Scotch-Irish-L Archives

Archiver > Scotch-Irish > 1998-02 > 0886582931


From: Burnside< >
Subject: Picts and racial myths
Date: Wed, 4 Feb 1998 04:02:11 -0500


Hi

Just catching up on the ol' e-mail and found this thread. And I hope I'm not
stepping on what someone else has already said. Sometimes I only get part of
the S.I. list and several messages on this thread I never got. Anyway--

Racial myths are fine as long as we realize that they are most often
politically driven. The question is "who composed the myth about whom and
who does the myth serve?" So, I am willing to entertain, for entertainment's
sake, myths such as our Irish ancestors'journey through Egypt or the Welsh
myth of origins in Troy. However, we don't need the Anglo-Saxon Chronicle.
It seems to me our Celtic ancestors have perfectly entertaining stories of
their own.

Some time ago I found a book on the subject which I found rather interesting:

"Racial Myth In English History: Trojans, Teutons and Anglo-Saxons" by Hugh
MacDougall, paper, University Press of New England ISBN 0-88772-212-1.

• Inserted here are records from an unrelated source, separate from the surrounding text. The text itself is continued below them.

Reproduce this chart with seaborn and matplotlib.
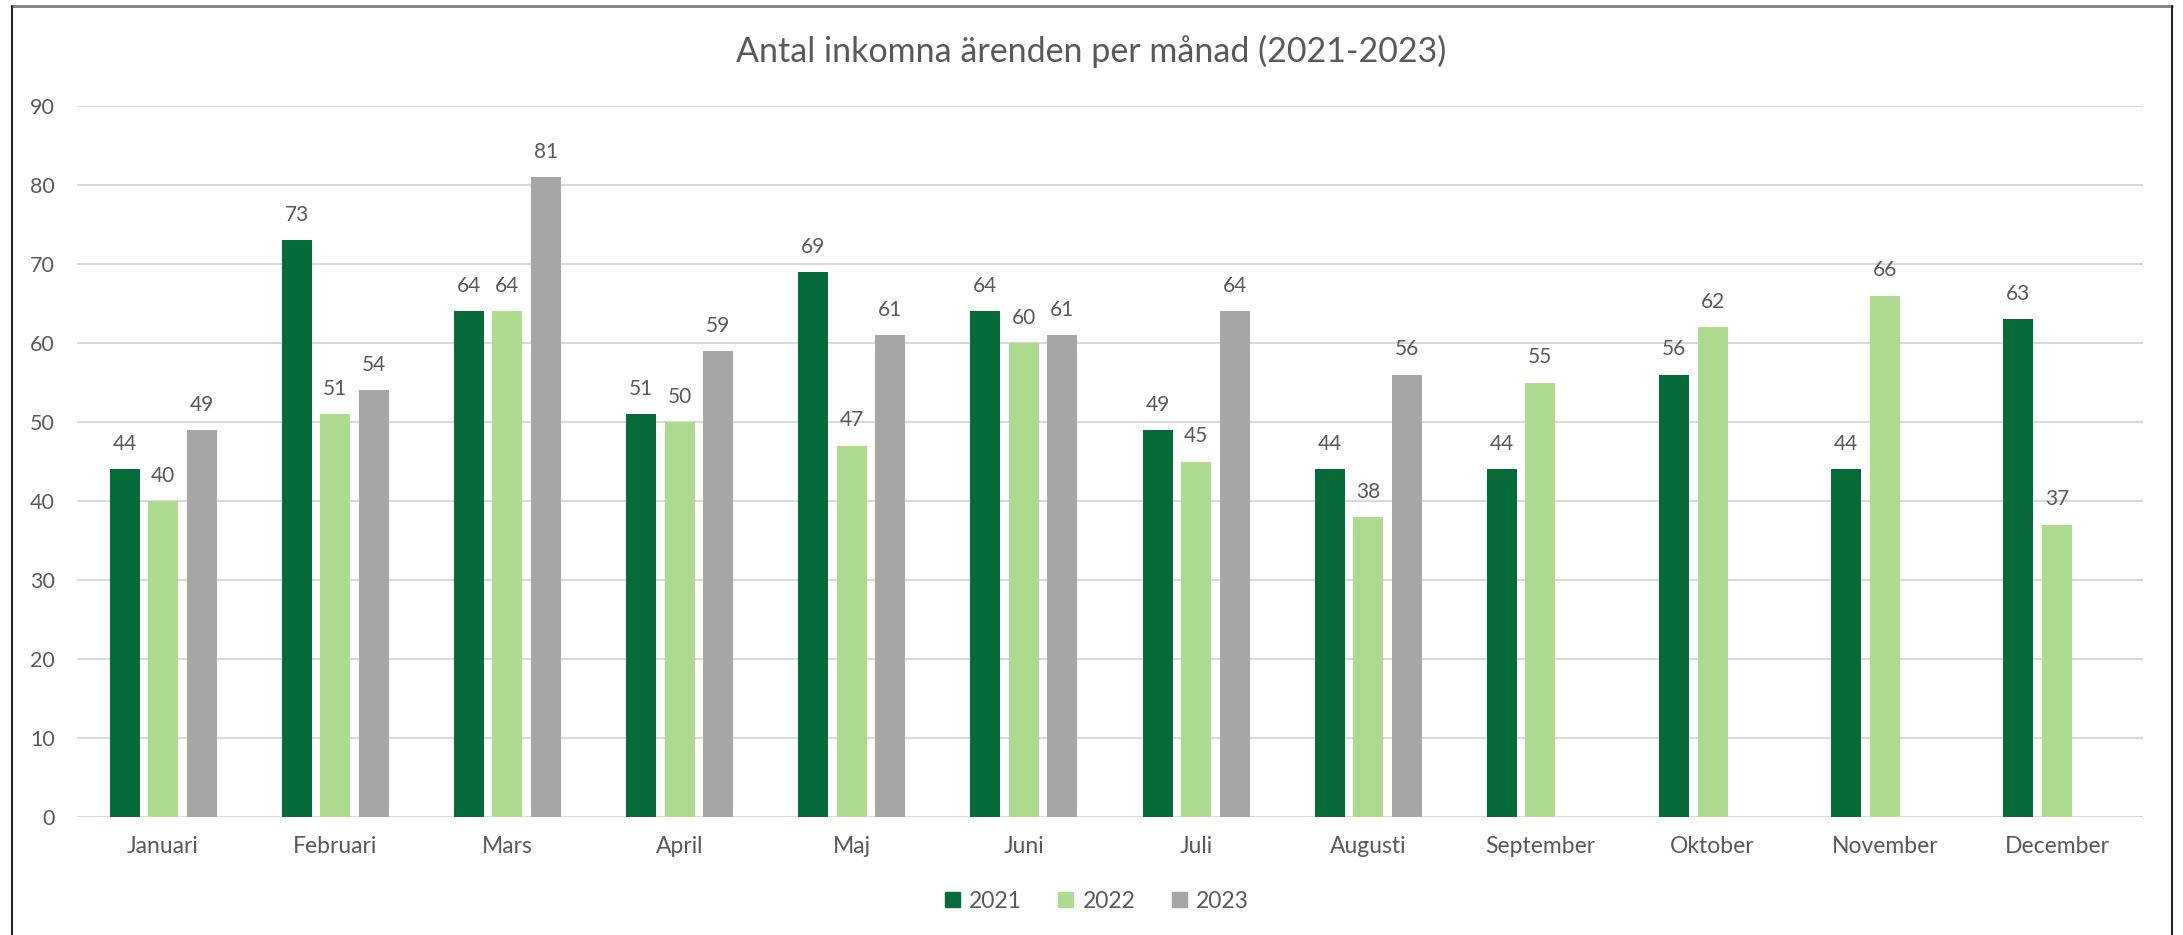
import numpy as np
import pandas as pd
import matplotlib
matplotlib.use("Agg")
import matplotlib.pyplot as plt
import seaborn as sns
from matplotlib.lines import Line2D

# Data
months = ["Januari", "Februari", "Mars", "April", "Maj", "Juni", "Juli",
          "Augusti", "September", "Oktober", "November", "December"]
years = ["2021", "2022", "2023"]
values_2021 = [44, 73, 64, 51, 69, 64, 49, 44, 44, 56, 44, 63]
values_2022 = [40, 51, 64, 50, 47, 60, 45, 38, 55, 62, 66, 37]
values_2023 = [49, 54, 81, 59, 61, 61, 64, 56, np.nan, np.nan, np.nan, np.nan]
colors = ["#056B38", "#ADDC91", "#A6A6A6"]

title = "Antal inkomna ärenden per månad (2021-2023)"
text_color = "#595959"

df = pd.DataFrame({
    "Månad": months * 3,
    "År": [y for y in years for _ in months],
    "Antal": values_2021 + values_2022 + values_2023,
})

sns.set_theme(style="white")
plt.rcParams["font.family"] = ["Lato", "DejaVu Sans"]

W, H = 2183, 935
fig = plt.figure(figsize=(W / 100, H / 100), dpi=100)
ax = fig.add_axes([77 / W, 1 - 817 / H, (2143 - 77) / W, (817 - 106) / H])

sns.barplot(data=df, x="Månad", y="Antal", hue="År", hue_order=years,
            palette=colors, width=0.67, gap=0.22, errorbar=None,
            saturation=1, linewidth=0, ax=ax)

for cont in ax.containers:
    labels = ["" if np.isnan(b.get_height()) else f"{b.get_height():.0f}" for b in cont]
    ax.bar_label(cont, labels=labels, padding=11, fontsize=15, color=text_color)

ax.set_ylim(0, 90)
ax.set_yticks(range(0, 91, 10))
ax.set_xlim(-0.5, len(months) - 0.5)
ax.yaxis.grid(True, color="#D9D9D9", linewidth=1.5)
ax.set_axisbelow(True)
for s in ax.spines.values():
    s.set_visible(False)
ax.tick_params(axis="y", length=0, pad=16, labelsize=15.5, labelcolor=text_color)
ax.tick_params(axis="x", length=0, pad=14, labelsize=16.5, labelcolor=text_color)
ax.set_xlabel("")
ax.set_ylabel("")

fig.text(0.5, 1 - 51 / H, title, ha="center", va="center", fontsize=24.5, color=text_color)

ax.legend_.remove()
handles = [plt.Rectangle((0, 0), 1, 1, color=c) for c in colors]
fig.legend(handles, years, loc="center", bbox_to_anchor=(0.5025, 0.036), ncol=3,
           frameon=False, fontsize=16.5, labelcolor=text_color, handlelength=0.65,
           handleheight=0.65, handletextpad=0.4, columnspacing=1.6)

# chart frame
fig.add_artist(Line2D([12 / W, 2172 / W], [1 - 6 / H, 1 - 6 / H],
                      transform=fig.transFigure, color="#7F7F7F", linewidth=2))
fig.add_artist(Line2D([12 / W, 12 / W], [0, 1 - 6 / H],
                      transform=fig.transFigure, color="#262626", linewidth=1.5))
fig.add_artist(Line2D([2172 / W, 2172 / W], [0, 1 - 6 / H],
                      transform=fig.transFigure, color="#262626", linewidth=1.5))

fig.savefig("out.png", dpi=100)
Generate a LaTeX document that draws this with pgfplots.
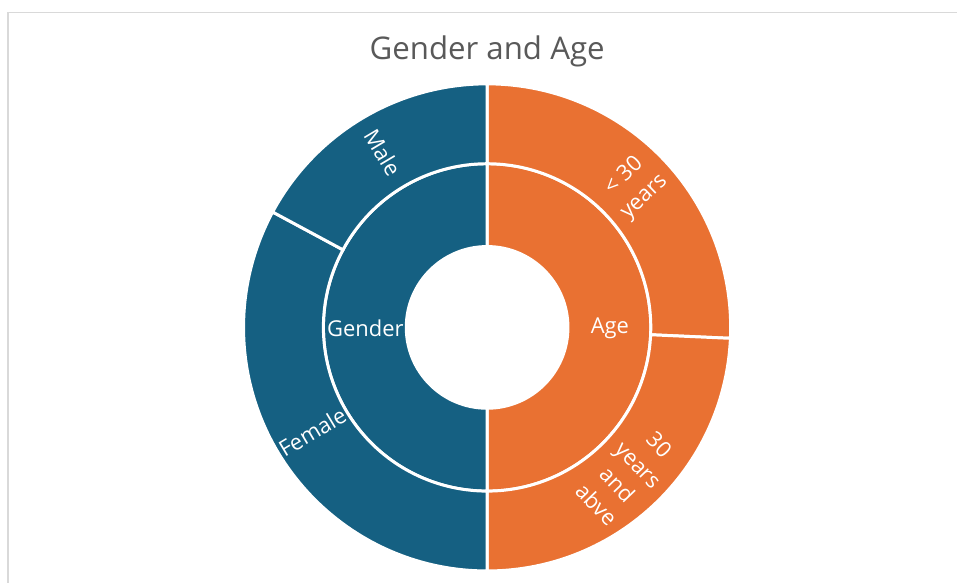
\documentclass[border=0pt]{standalone}
\usepackage{pgfplots}
\pgfplotsset{compat=1.18}
\usepackage{pgfplotstable}
\usepackage{fontspec}
\setmainfont{Open Sans}
\definecolor{cblue}{HTML}{156082}
\definecolor{corange}{HTML}{E97132}
\definecolor{ctitle}{HTML}{595959}
\definecolor{cframe}{HTML}{D9D9D9}

% leaf values of the sunburst (clockwise from 12 o'clock)
\pgfplotstableread{
group label value
Age Less30 18
Age Over30 17
Gender Female 23
Gender Male 12
}\sunburst

\newcommand\sector[5]{%
  \fill[#5, draw=white, line width=1.7pt]
    (axis cs:{#2*cos(#3)},{#2*sin(#3)})
    arc[start angle=#3, end angle=#4, radius=#2*0.02cm]
    -- (axis cs:{#1*cos(#4)},{#1*sin(#4)})
    arc[start angle=#4, end angle=#3, radius=#1*0.02cm] -- cycle;}

\begin{document}
\begin{tikzpicture}
\pgfplotstablegetelem{0}{value}\of\sunburst \pgfmathsetmacro\vA{\pgfplotsretval}
\pgfplotstablegetelem{1}{value}\of\sunburst \pgfmathsetmacro\vB{\pgfplotsretval}
\pgfplotstablegetelem{2}{value}\of\sunburst \pgfmathsetmacro\vC{\pgfplotsretval}
\pgfplotstablegetelem{3}{value}\of\sunburst \pgfmathsetmacro\vD{\pgfplotsretval}
\pgfmathsetmacro\T{\vA+\vB+\vC+\vD}
\pgfmathsetmacro\aA{90-360*\vA/\T}
\pgfmathsetmacro\aB{\aA-360*\vB/\T}
\pgfmathsetmacro\aC{\aB-360*\vC/\T}
\pgfmathsetmacro\aD{\aC-360*\vD/\T}
\pgfmathsetmacro\mA{(90+\aA)/2}
\pgfmathsetmacro\mB{(\aA+\aB)/2}
\pgfmathsetmacro\mC{(\aB+\aC)/2}
\pgfmathsetmacro\mD{(\aC+\aD)/2}
\pgfmathsetmacro\rC{\mC+180}
\pgfmathsetmacro\rD{\mD+180}
\begin{axis}[
  x=0.02cm, y=0.02cm,
  xmin=-488, xmax=470, ymin=-255, ymax=328,
  hide axis, clip=false,
]
\path (axis cs:-488,-255) rectangle (axis cs:470,328);
\draw[cframe, line width=0.85pt] (axis cs:-480,-256) -- (axis cs:-480,315.5) -- (axis cs:471,315.5);
% inner ring
\sector{81}{164}{90}{\aB}{corange}
\sector{81}{164}{\aB}{\aD}{cblue}
% outer ring
\sector{164}{244}{90}{\aA}{corange}
\sector{164}{244}{\aA}{\aB}{corange}
\sector{164}{244}{\aB}{\aC}{cblue}
\sector{164}{244}{\aC}{\aD}{cblue}
% title
\node[ctitle, font=\fontsize{17.8}{20}\selectfont] at (axis cs:0,277) {Gender and Age};
% labels
\node[white, font=\fontsize{12.5}{16}\selectfont] at (axis cs:-122,-1) {Gender};
\node[white, font=\fontsize{12.5}{16}\selectfont] at (axis cs:123,-1) {Age};
\node[white, font=\fontsize{12.5}{16.5}\selectfont, align=center, rotate=\mA] at (axis cs:{204*cos(\mA)},{204*sin(\mA)}) {< 30\\years};
\node[white, font=\fontsize{12.5}{16.5}\selectfont, align=center, rotate=\mB] at (axis cs:{204*cos(\mB)},{204*sin(\mB)}) {30\\years\\and\\abve};
\node[white, font=\fontsize{12.5}{16}\selectfont, rotate=\rC] at (axis cs:{204*cos(\mC)},{204*sin(\mC)}) {Female};
\node[white, font=\fontsize{12.5}{16}\selectfont, rotate=\rD] at (axis cs:{204*cos(\mD)},{204*sin(\mD)}) {Male};
\end{axis}
\end{tikzpicture}
\end{document}
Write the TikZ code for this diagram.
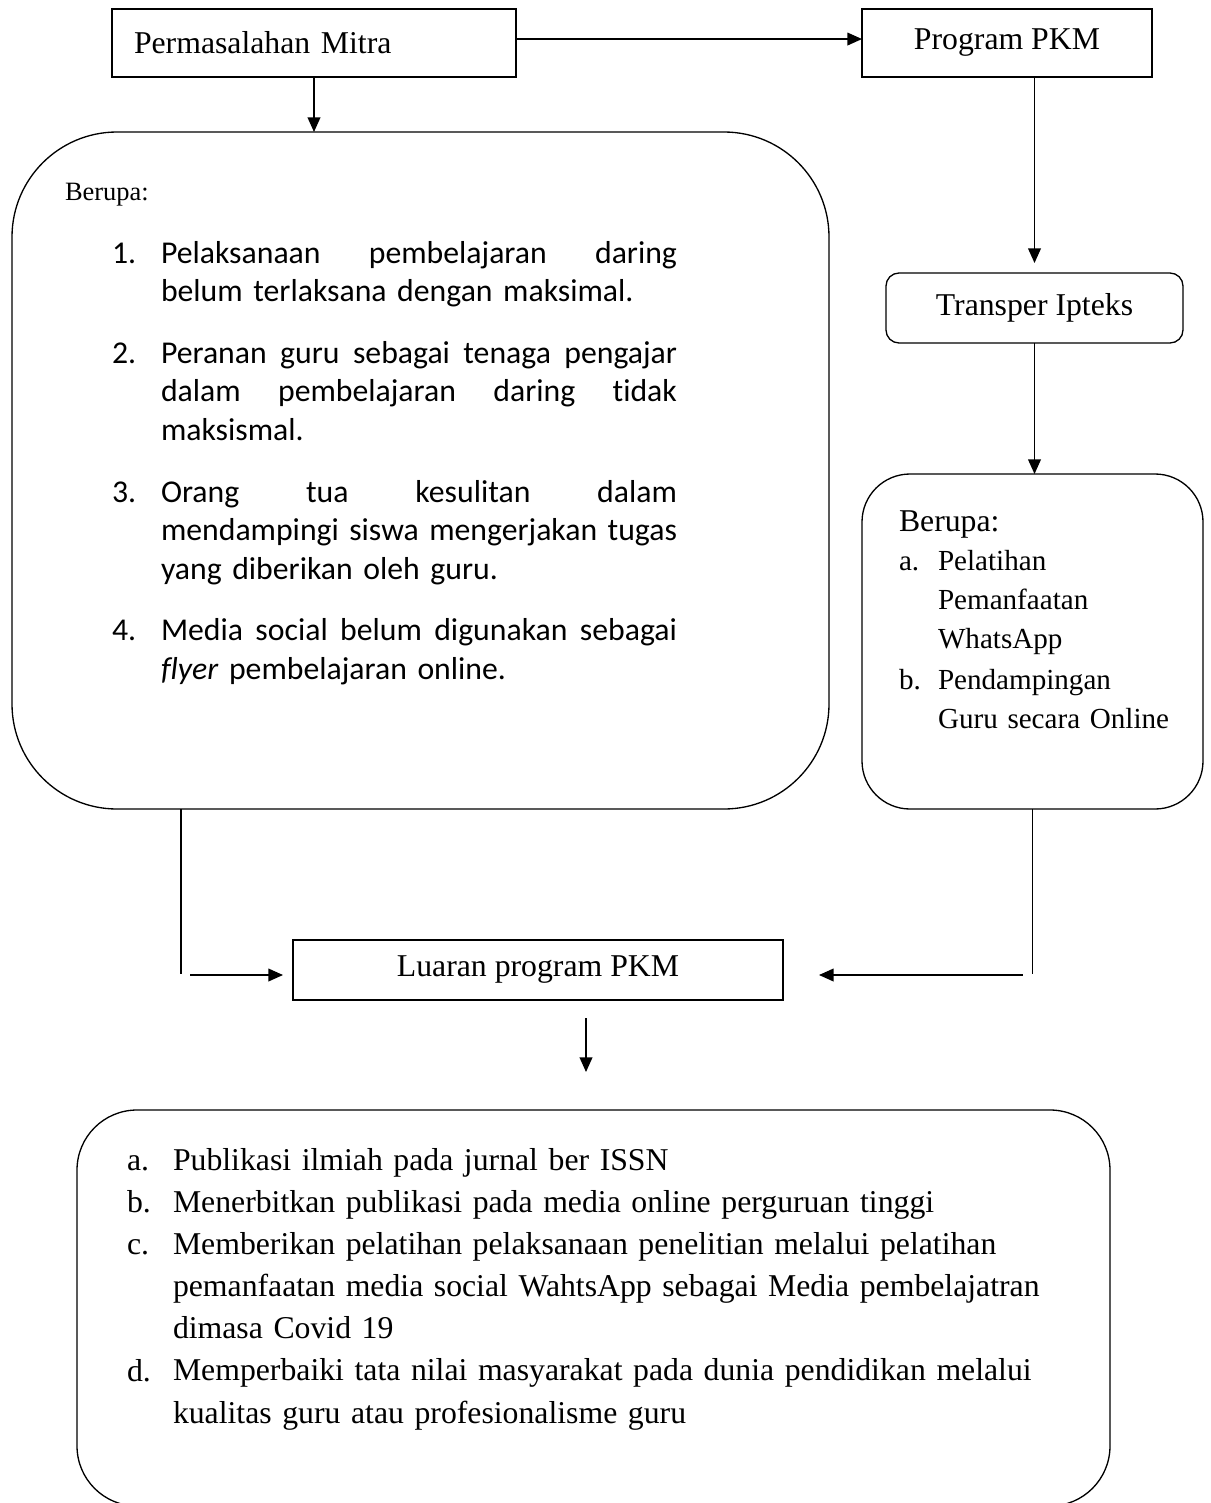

As far as the Picts go, there are several studies on this people. The one I
have here is Laing and Laing "The Picts and the Scots" Alan Sutton Pub 1994
ISBN 0-7509-0677-4

In their estimation the Romans invented this term and used it broadly, to
describe any north Briton who was struggling against Roman domination. That
they might not have been tribal groups as such, but the ruling class of
certain Celtic tribes in the north. The Gaelic Irish knew them as Cruithni
which in Brythonic Celtic was Pritani or Priteni in which the word Britain
originates. If I'm not mistaken there were also Cruithni or Picts in north
Ireland. This culture in north Britain can be traced to the Bronze Age. The
language of the Picts seems to have been essentially British Celtic, like
that of the rest of the island.

As far as the English, even Camden refuted the A.S. Chronicle and Bede on
this fantasy that the Picts came from Scythia.
Even though it is said that the continental Celts early on borrowed much
from their eastern neighbors. Camden had the Picts as Celtic Britons who
fled the Roman advance. The Laings state rather emphatically that there is
no evidence whatsoever for an influx of any foreign peoples in north Britain
in later pre-history.

It seems important to at least try to understand who the Picts actually were
over and against the myth of their origins. Many of our ancestors came from
this people. Certain Scottish clans claim descent from them and surely their
blood runs in the veins of many of our families in Scotland and abroad. It
seems to me an important part of our history.